### Required work
Copy each line below exactly and leave the pictures out.

(Collected data)
## Begin

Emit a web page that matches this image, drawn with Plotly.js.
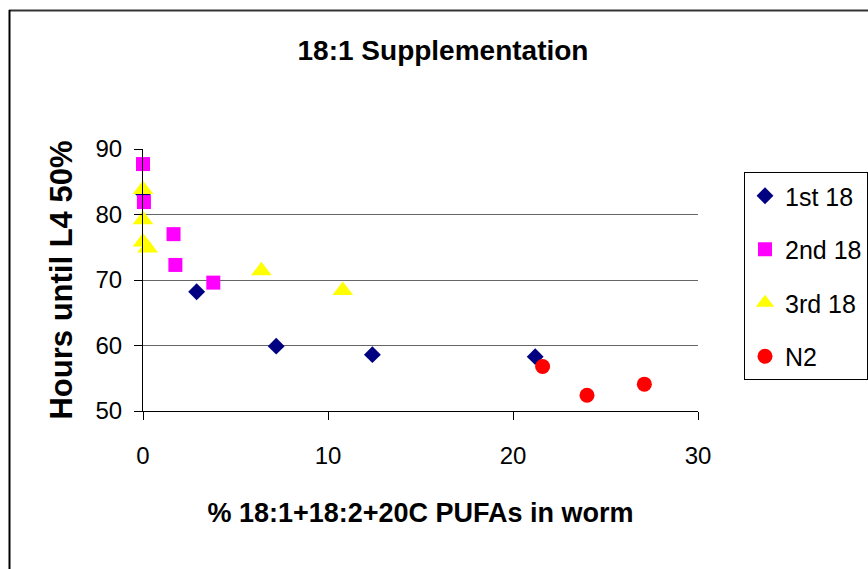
<!DOCTYPE html>
<html>
<head>
<meta charset="utf-8">
<script src="https://cdn.plot.ly/plotly-3.0.1.min.js"></script>
<style>html,body{margin:0;padding:0;background:#fff;}#chart{width:868px;height:569px;}</style>
</head>
<body>
<div id="chart"></div>
<script>
// Data
const seriesNames = ["1st 18", "2nd 18", "3rd 18", "N2"];
const first18X = [0.0, 2.9, 7.2, 12.4, 21.2];
const first18Y = [83.2, 68.2, 59.9, 58.6, 58.3];
const second18X = [0.0, 0.05, 1.65, 1.75, 3.8];
const second18Y = [87.7, 81.9, 77.0, 72.3, 69.6];
const third18X = [0.0, 0.0, 0.0, 0.25, 6.4, 10.8];
const third18Y = [83.8, 79.2, 75.8, 74.9, 71.4, 68.4];
const n2X = [21.6, 24.0, 27.1];
const n2Y = [56.8, 52.4, 54.1];
const xTicks = [0, 10, 20, 30];
const yTicks = [50, 60, 70, 80, 90];

const FONT = "Liberation Sans, Arial, sans-serif";
const colors = ["#000080", "#FF00FF", "#FFFF00", "#FF0000"];
const symbols = ["diamond", "square", "triangle-up", "circle"];
const sizes = [13, 14, 18, 15];
const xs = [first18X, second18X, third18X, n2X];
const ys = [first18Y, second18Y, third18Y, n2Y];

const traces = seriesNames.map((name, i) => ({
  type: "scatter",
  mode: "markers",
  name: name,
  legendgroup: "g" + i,
  x: xs[i],
  y: ys[i],
  cliponaxis: false,
  marker: {symbol: symbols[i], color: colors[i], size: sizes[i], line: {width: 0}}
}));

// plot area in px: x 143..698, y 149..411
const L = 143, R = 698, T = 149, B = 411;
const px = v => (v - L) / (R - L);
const py = v => (B - v) / (B - T);

const layout = {
  width: 868, height: 569,
  margin: {l: L, r: 868 - R, t: T, b: 569 - B, pad: 0, autoexpand: false},
  paper_bgcolor: "#fff",
  plot_bgcolor: "#fff",
  showlegend: true,
  font: {family: FONT, color: "#000"},
  title: {
    text: "<b>18:1 Supplementation</b>",
    font: {family: FONT, size: 28, color: "#000"},
    x: 443 / 868, xanchor: "center", xref: "container",
    y: 1 - 50 / 569, yanchor: "middle", yref: "container"
  },
  xaxis: {
    range: [0, 30],
    tickvals: xTicks,
    ticktext: xTicks.map(String),
    showgrid: false,
    zeroline: false,
    showline: true, linecolor: "#000", linewidth: 1,
    ticks: "outside", ticklen: 8, tickcolor: "#000", tickwidth: 1,
    tickfont: {family: FONT, size: 24, color: "#000"},
    ticklabelstandoff: 15,
    title: {text: "<b>% 18:1+18:2+20C PUFAs in worm</b>", font: {family: FONT, size: 27, color: "#000"}, standoff: 35}
  },
  yaxis: {
    range: [50, 90],
    tickvals: yTicks,
    ticktext: yTicks.map(String),
    showgrid: true, gridcolor: "#666", gridwidth: 1,
    zeroline: false,
    showline: true, linecolor: "#000", linewidth: 1,
    ticks: "outside", ticklen: 8, tickcolor: "#000", tickwidth: 1,
    tickfont: {family: FONT, size: 24, color: "#000"},
    ticklabelstandoff: 7,
    title: {text: "<b>Hours until L4 50%</b>", font: {family: FONT, size: 31, color: "#000"}, standoff: 13}
  },
  legend: {
    x: px(744), xanchor: "left",
    y: py(172), yanchor: "top",
    bgcolor: "#fff",
    bordercolor: "#000", borderwidth: 1,
    font: {family: FONT, size: 25, color: "#000"},
    tracegroupgap: 18,
    itemsizing: "trace"
  },
  shapes: [
    {type: "line", xref: "paper", yref: "paper", x0: px(9), x1: px(870), y0: py(10.5), y1: py(10.5), line: {color: "#333", width: 2}},
    {type: "line", xref: "paper", yref: "paper", x0: px(9.5), x1: px(9.5), y0: py(10), y1: py(572), line: {color: "#000", width: 2}}
  ]
};

Plotly.newPlot("chart", traces, layout, {displayModeBar: false, staticPlot: true});
</script>
</body>
</html>
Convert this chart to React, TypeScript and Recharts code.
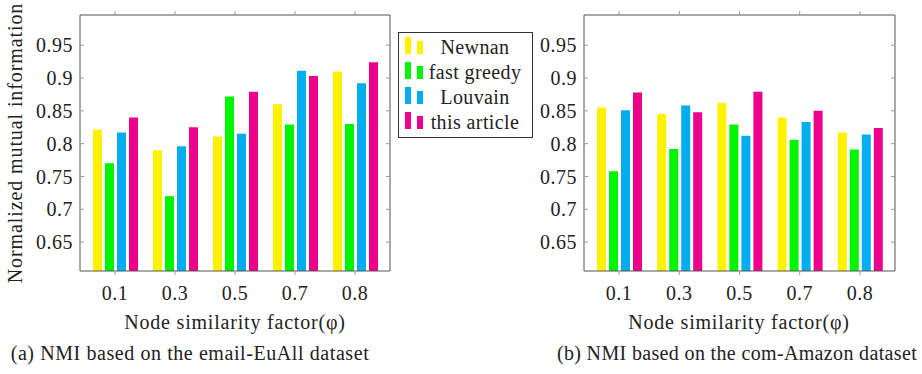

## End

### Task result
Emit a web page that matches this image, drawn with Plotly.js.
<!DOCTYPE html>
<html>
<head>
<meta charset="utf-8">
<script src="https://cdn.plot.ly/plotly-3.0.1.min.js"></script>
<style>html,body{margin:0;padding:0;background:#fff;}#chart{width:868px;height:569px;}</style>
</head>
<body>
<div id="chart"></div>
<script>
// Data
const seriesNames = ["1st 18", "2nd 18", "3rd 18", "N2"];
const first18X = [0.0, 2.9, 7.2, 12.4, 21.2];
const first18Y = [83.2, 68.2, 59.9, 58.6, 58.3];
const second18X = [0.0, 0.05, 1.65, 1.75, 3.8];
const second18Y = [87.7, 81.9, 77.0, 72.3, 69.6];
const third18X = [0.0, 0.0, 0.0, 0.25, 6.4, 10.8];
const third18Y = [83.8, 79.2, 75.8, 74.9, 71.4, 68.4];
const n2X = [21.6, 24.0, 27.1];
const n2Y = [56.8, 52.4, 54.1];
const xTicks = [0, 10, 20, 30];
const yTicks = [50, 60, 70, 80, 90];

const FONT = "Liberation Sans, Arial, sans-serif";
const colors = ["#000080", "#FF00FF", "#FFFF00", "#FF0000"];
const symbols = ["diamond", "square", "triangle-up", "circle"];
const sizes = [13, 14, 18, 15];
const xs = [first18X, second18X, third18X, n2X];
const ys = [first18Y, second18Y, third18Y, n2Y];

const traces = seriesNames.map((name, i) => ({
  type: "scatter",
  mode: "markers",
  name: name,
  legendgroup: "g" + i,
  x: xs[i],
  y: ys[i],
  cliponaxis: false,
  marker: {symbol: symbols[i], color: colors[i], size: sizes[i], line: {width: 0}}
}));

// plot area in px: x 143..698, y 149..411
const L = 143, R = 698, T = 149, B = 411;
const px = v => (v - L) / (R - L);
const py = v => (B - v) / (B - T);

const layout = {
  width: 868, height: 569,
  margin: {l: L, r: 868 - R, t: T, b: 569 - B, pad: 0, autoexpand: false},
  paper_bgcolor: "#fff",
  plot_bgcolor: "#fff",
  showlegend: true,
  font: {family: FONT, color: "#000"},
  title: {
    text: "<b>18:1 Supplementation</b>",
    font: {family: FONT, size: 28, color: "#000"},
    x: 443 / 868, xanchor: "center", xref: "container",
    y: 1 - 50 / 569, yanchor: "middle", yref: "container"
  },
  xaxis: {
    range: [0, 30],
    tickvals: xTicks,
    ticktext: xTicks.map(String),
    showgrid: false,
    zeroline: false,
    showline: true, linecolor: "#000", linewidth: 1,
    ticks: "outside", ticklen: 8, tickcolor: "#000", tickwidth: 1,
    tickfont: {family: FONT, size: 24, color: "#000"},
    ticklabelstandoff: 15,
    title: {text: "<b>% 18:1+18:2+20C PUFAs in worm</b>", font: {family: FONT, size: 27, color: "#000"}, standoff: 35}
  },
  yaxis: {
    range: [50, 90],
    tickvals: yTicks,
    ticktext: yTicks.map(String),
    showgrid: true, gridcolor: "#666", gridwidth: 1,
    zeroline: false,
    showline: true, linecolor: "#000", linewidth: 1,
    ticks: "outside", ticklen: 8, tickcolor: "#000", tickwidth: 1,
    tickfont: {family: FONT, size: 24, color: "#000"},
    ticklabelstandoff: 7,
    title: {text: "<b>Hours until L4 50%</b>", font: {family: FONT, size: 31, color: "#000"}, standoff: 13}
  },
  legend: {
    x: px(744), xanchor: "left",
    y: py(172), yanchor: "top",
    bgcolor: "#fff",
    bordercolor: "#000", borderwidth: 1,
    font: {family: FONT, size: 25, color: "#000"},
    tracegroupgap: 18,
    itemsizing: "trace"
  },
  shapes: [
    {type: "line", xref: "paper", yref: "paper", x0: px(9), x1: px(870), y0: py(10.5), y1: py(10.5), line: {color: "#333", width: 2}},
    {type: "line", xref: "paper", yref: "paper", x0: px(9.5), x1: px(9.5), y0: py(10), y1: py(572), line: {color: "#000", width: 2}}
  ]
};

Plotly.newPlot("chart", traces, layout, {displayModeBar: false, staticPlot: true});
</script>
</body>
</html>
Convert this chart to React, TypeScript and Recharts code.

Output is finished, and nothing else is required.